Guidelines for Small Group Meetings

In a Christian small group, people are looking for God. Therefore it is everyone’s responsibility to make room for God’s presence while creating an environment where every person can be real, open, and honest with their joys and struggles. These guidelines are designed to do just that.

Take turns hosting. Regardless of where you meet, one person should agree to be the “host” and guide the meeting, watching the time, following the suggested guide, while leaving room for the Spirit to move.

Start, and end, on time. Make a commitment to begin and end at a certain time and stick to it.

Confidentiality. What’s said at a group meeting stays at the meeting unless permission is given to share it elsewhere. Confidentiality might be the most important ground rule because without a culture of safety and trust, honest conversation is impossible.

Refrain from cross talk.  Cross talk is when one person comments on what another person says or attempts to engage that person in conversation during the group meeting. That’s a normal part of everyday conversation but not so helpful in the small group experience. Each person should feel free to express his or her feelings without concerns about interruptions or commentary. Responses to what someone else has said should be limited to clarifying questions.

Involve everyone. To make a small group work, everyone needs to participate as a listener and as a speaker with more time on the former than the latter. If one person dominates the meeting, the host/leader might say, “Let’s hear from someone else now.” When another person has remained quiet for a long time, the host/leader might ask, “John, do you have anything you’d like to share?”  Limit your sharing to a few minutes, mindful that others have something to offer. Use “I” statements to keep your sharing focused on your own thoughts and feelings.

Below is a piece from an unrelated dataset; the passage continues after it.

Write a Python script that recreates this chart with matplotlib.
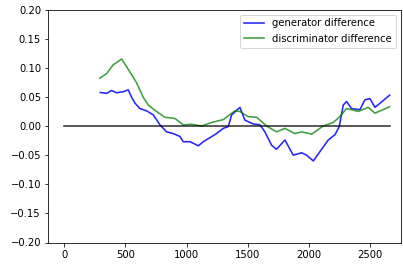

No fixing. We are here to support one another, not “fix” each other. Often people just need to be heard. Do not give advice unless it is requested. When someone shares something painful, you can offer compassion, understanding, and concern rather than a solution.

Mind your manners. Opening up can be hard enough as it is. To make your group a welcoming place for all, avoid dismissing others’ reflections, refrain from laughing at what others share, and steer clear of putdowns or language that would make someone uncomfortable or offended.

Silence is ok. There’s no need to fill the air with words. Allow time for quiet until someone is moved to speak.